Ainda o Oscar. Os ataques que fiz a alguns dos indicados da edição 2023 custaram discussões variadas. Nas redes sociais, chamaram-me de exagerado e saíram em defesa de "Tudo em Todo Lugar ao Mesmo Tempo" e "Elvis", dos quais nunca escondi não gostar. Suas indicações exemplificam a decadência do prêmio.
Contudo, e como outras premiações do cinema, entendo que o Oscar também tem seus acertos - seja entre indicados ou mesmo vencedores. São esses acertos que ficam na memória. Assim, é preciso voltar ao passado, a uma lista de competidores que começou ainda nos anos 1920, quando a Academia de Hollywood foi criada.
Logo na primeira edição, "Asas", de William A. Wellman, venceu como melhor filme e derrotou "Sétimo Céu", de Frank Borzage. Nessa primeira edição havia o prêmio de "melhor produção artística", espécie de medalha de prata, que ficou com a obra-prima "Aurora", de Murnau. Na mesma categoria concorria "A Turba", de King Vidor.
Nos anos seguintes, os prêmios de melhor filme vão para obras marcantes como "Sem Novidade no Front", "Grande Hotel", "Aconteceu Naquela Noite" e, em 1940, considerada por alguns especialistas como a melhor edição do Oscar, "E o Vento Levou" desbanca "O Mágico de Oz", "A Mulher Faz o Homem" e "No Tempo das Diligências".
Estoura a Segunda Guerra, nasce a televisão, tudo muda em Hollywood. O Oscar mantém seu padrão de qualidade e o star system resiste aos anos seguintes. Em 1941 são indicados "As Vinhas da Ira", "A Longa Viagem de Volta", "A Carta", "Núpcias de Escândalo", "O Grande Ditador" e, o vencedor na ocasião, "Rebecca, a Mulher Inesquecível". Bastaria apenas um deles, hoje, para tirar o prêmio da mesmice. Outros tempos.
Naquele mesmo ano, 1941, John Ford, Alfred Hitchcock, George Cukor e William Wyler concorriam à estatueta de direção. No ano seguinte, Ford de novo, Wyler de novo, Howard Hawks e um jovem estreante Orson Welles por "Cidadão Kane". Em 1946, Billy Wilder derrotou Hitchcock e Jean Renoir com seu ótimo trabalho em "Farrapo Humano".

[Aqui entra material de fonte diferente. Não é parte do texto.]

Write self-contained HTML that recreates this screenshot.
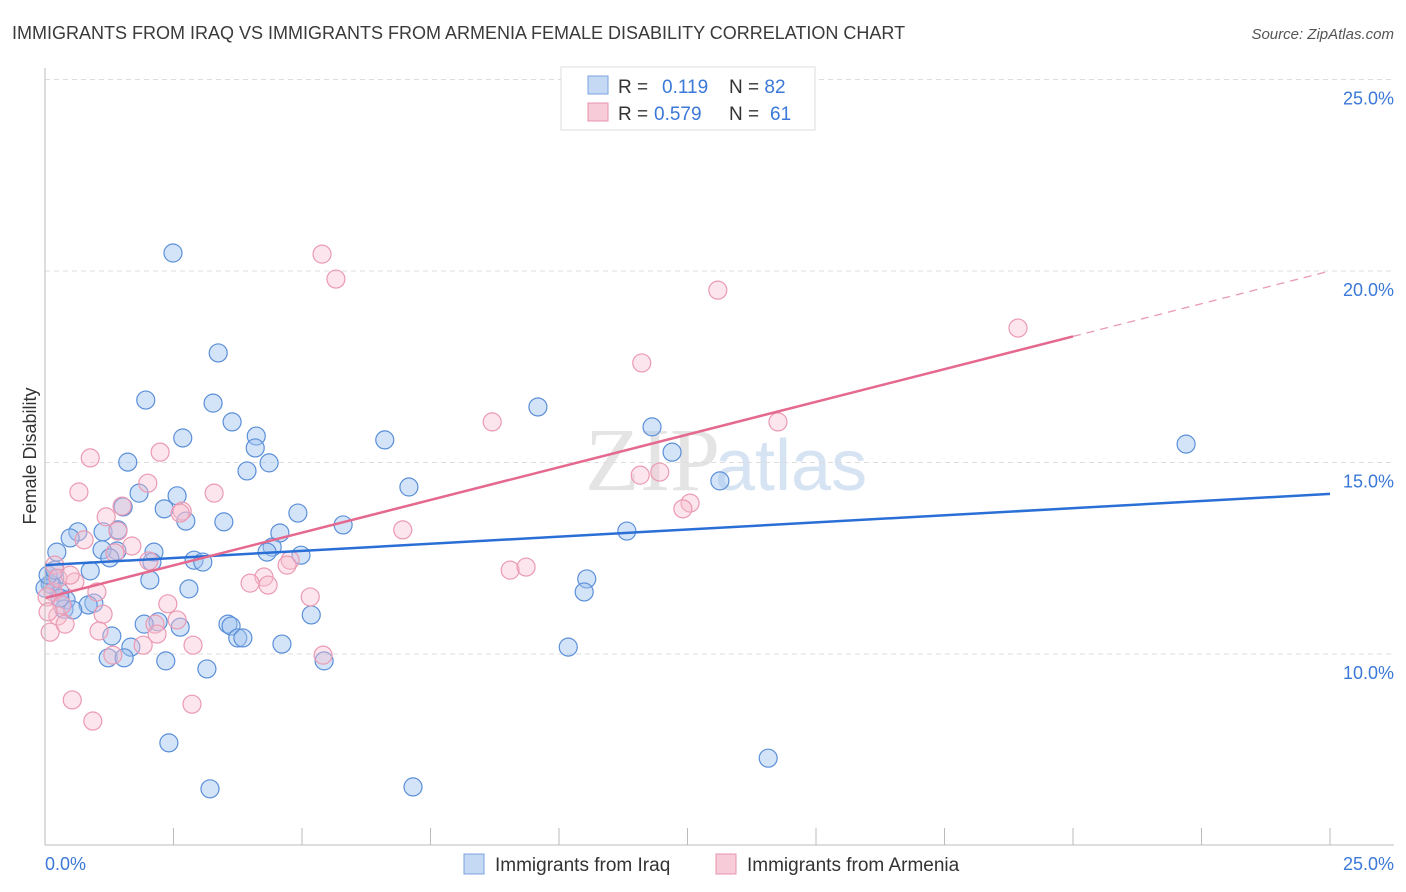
<!DOCTYPE html>
<html><head><meta charset="utf-8"><style>
body{margin:0;background:#fff;font-family:"Liberation Sans",sans-serif;}
svg{display:block}
</style></head><body>
<svg id="chart" width="1406" height="892">
<text x="12" y="39" font-size="18" fill="#3a3a3a">IMMIGRANTS FROM IRAQ VS IMMIGRANTS FROM ARMENIA FEMALE DISABILITY CORRELATION CHART</text>
<text x="1394" y="39" font-size="15" fill="#555" font-style="italic" text-anchor="end">Source: ZipAtlas.com</text>
<text x="36" y="456" font-size="18" fill="#333" text-anchor="middle" transform="rotate(-90 36 456)">Female Disability</text>
<text x="720" y="490" font-size="90" fill="#e4e4e4" text-anchor="end" font-family="Liberation Serif">ZIP</text>
<text x="715" y="490" font-size="72" fill="#d6e3f3">atlas</text>
<g id="grid"></g><g id="pts"></g><g id="lines"></g>
<line x1="45" y1="68" x2="45" y2="845" stroke="#bbb"/>
<line x1="45" y1="845" x2="1394" y2="845" stroke="#bbb"/>
<text x="45" y="870" font-size="18" fill="#3b78d8">0.0%</text>
<text x="1394" y="870" font-size="18" fill="#3b78d8" text-anchor="end">25.0%</text>
<g>
<rect x="561" y="67" width="254" height="63" fill="#fff" stroke="#ddd"/>
<rect x="588" y="76" width="20" height="18" fill="#c5d9f5" stroke="#7aa3e0"/>
<rect x="588" y="103" width="20" height="18" fill="#f8cbd8" stroke="#e893ad"/>
<text x="618" y="93" font-size="19" fill="#333">R = <tspan fill="#3b78d8" x="662">0.119</tspan><tspan x="729">N = </tspan><tspan fill="#3b78d8">82</tspan></text>
<text x="618" y="120" font-size="19" fill="#333">R = <tspan fill="#3b78d8" x="654">0.579</tspan><tspan x="729">N = </tspan><tspan fill="#3b78d8" x="770">61</tspan></text>
</g>
<g>
<rect x="464" y="854" width="20" height="20" fill="#c5d9f5" stroke="#7aa3e0"/>
<text x="495" y="871" font-size="19" fill="#333">Immigrants from Iraq</text>
<rect x="716" y="854" width="20" height="20" fill="#f8cbd8" stroke="#e893ad"/>
<text x="747" y="871" font-size="19" fill="#333">Immigrants from Armenia</text>
</g>
</svg>
<script>
const yTicks=[10,15,20,25];
const xTickCount=10;
const iraqPx=[[173,253],[218,353],[146,400],[213,403],[232,422],[183,438],[256,436],[255,448],[128,462],[269,463],[247,471],[177,496],[139,493],[123,507],[164,509],[186,521],[224,522],[298,513],[343,525],[385,440],[538,407],[652,427],[672,452],[720,481],[409,487],[627,531],[1186,444],[103,532],[78,532],[70,538],[57,552],[118,530],[117,551],[102,550],[154,552],[280,533],[272,547],[267,552],[301,555],[194,560],[203,562],[152,562],[110,558],[90,571],[150,580],[55,578],[52,585],[60,592],[66,600],[64,609],[94,603],[88,605],[189,589],[311,615],[587,579],[584,592],[158,622],[144,624],[180,627],[228,624],[231,626],[238,638],[243,638],[112,636],[131,647],[282,644],[108,658],[124,658],[166,661],[207,669],[324,661],[568,647],[169,743],[210,789],[413,787],[768,758],[50,584],[45,588],[60,598],[48,575],[55,570],[73,610]];
const armeniaPx=[[322,254],[336,279],[718,290],[1018,328],[642,363],[492,422],[778,422],[90,458],[160,452],[79,492],[214,493],[148,483],[640,475],[660,472],[690,503],[683,509],[182,511],[180,513],[106,517],[122,506],[403,530],[118,531],[84,540],[132,546],[115,553],[149,561],[55,565],[290,560],[287,565],[264,577],[250,583],[268,585],[510,570],[526,567],[75,582],[97,592],[310,597],[53,592],[168,604],[58,616],[103,614],[177,620],[65,624],[155,624],[99,631],[157,634],[50,632],[323,655],[113,655],[193,645],[143,645],[72,700],[93,721],[192,704],[58,578],[47,597],[62,605],[48,612],[70,575]];
// convert read pixel positions to data values (percent)
const iraqX=iraqPx.map(p=>+((p[0]-45)/51.4).toFixed(2));
const iraqY=iraqPx.map(p=>+(10+(654-p[1])/38.3).toFixed(2));
const armeniaX=armeniaPx.map(p=>+((p[0]-45)/51.4).toFixed(2));
const armeniaY=armeniaPx.map(p=>+(10+(654-p[1])/38.3).toFixed(2));
const iraqTrend=[12.32,14.18];
const armeniaTrend=[11.46,20.0];
const armeniaSolidEnd=20;
const NS="http://www.w3.org/2000/svg";
const X=v=>45+v*51.4, Y=v=>654-(v-10)*38.3;
function mk(t,a,parent){const e=document.createElementNS(NS,t);for(const k in a)e.setAttribute(k,a[k]);parent.appendChild(e);return e;}
const grid=document.getElementById('grid');
yTicks.forEach(t=>{
 const l=mk('line',{x1:45,x2:1394,y1:Y(t),y2:Y(t),stroke:'#ddd','stroke-dasharray':'5,4'},grid);
 
 
 const tx=mk('text',{x:1394,y:Y(t)+25,'font-size':18,fill:'#3b78d8','text-anchor':'end'},grid);
 tx.textContent=t.toFixed(1)+'%';
 
 
});
for(let i=1;i<=xTickCount;i++){
 const l=mk('line',{x1:X(i*2.5),x2:X(i*2.5),y1:828,y2:845,stroke:'#bbb'},grid);
 
 
}
const pts=document.getElementById('pts');
iraqX.forEach((x,i)=>{
 const c=mk('circle',{cx:X(x),cy:Y(iraqY[i]),r:9,fill:'rgba(160,195,240,0.45)',stroke:'#5b8fd9','stroke-width':1.2},pts);
 
 
});
armeniaX.forEach((x,i)=>{
 const c=mk('circle',{cx:X(x),cy:Y(armeniaY[i]),r:9,fill:'rgba(248,190,208,0.4)',stroke:'#eb9ab3','stroke-width':1.2},pts);
 
 
});
const lines=document.getElementById('lines');
const bl=mk('line',{x1:X(0),y1:Y(iraqTrend[0]),x2:X(25),y2:Y(iraqTrend[1]),stroke:'#2a6fd6','stroke-width':2.5},lines);


const sl=(armeniaTrend[1]-armeniaTrend[0])/25;
const pl=mk('line',{x1:X(0),y1:Y(armeniaTrend[0]),x2:X(armeniaSolidEnd),y2:Y(armeniaTrend[0]+sl*armeniaSolidEnd),stroke:'#e5688f','stroke-width':2.5},lines);


const pd=mk('line',{x1:X(armeniaSolidEnd),y1:Y(armeniaTrend[0]+sl*armeniaSolidEnd),x2:X(25),y2:Y(armeniaTrend[1]),stroke:'#e99ab2','stroke-width':1.3,'stroke-dasharray':'8,6'},lines);


</script>
</body></html>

Outros exemplos de anos espetaculares podem ser observados nas décadas seguintes, como 1952, quando concorriam ao prêmio de direção Elia Kazan, George Stevens, John Huston, Vincente Minnelli e William Wyler. O melhor filme do ano foi "Sinfonia de Paris". O melhor diretor foi Stevens, por "Um Lugar ao Sol". Anos mais tarde, em 1964, foram indicados Kazan, Federico Fellini, Martin Ritt, Otto Preminger e, menos conhecido e vencedor, Tony Richardson pela deliciosa comédia "As Aventuras de Tom Jones".
Os anos 1970 foram incríveis para o Oscar. Imagine uma categoria de melhor direção com os seguintes nomes no páreo: Bob Fosse, Francis Ford Coppola, François Truffaut, John Cassavetes e Roman Polanski. Isso foi possível em 1975, quando Coppola levou a estatueta por "O Poderoso Chefão - Parte 2", também o melhor filme.
Escolha qualquer um desses nomes e se lembre que os vencedores da última edição são Daniel Kwan e Daniel Scheinert por "Tudo em Todo Lugar ao Mesmo Tempo". Sim, eu sei, eu disse que este texto seria voltado ao que o Oscar tem de melhor. Assim, recomendo olhar para o passado, recordar os tempos em que reinaram Ford, Wyler, Capra, Kazan, Wilder, Lean, Coppola, Friedkin e Milos Forman. Quando o Oscar era bom.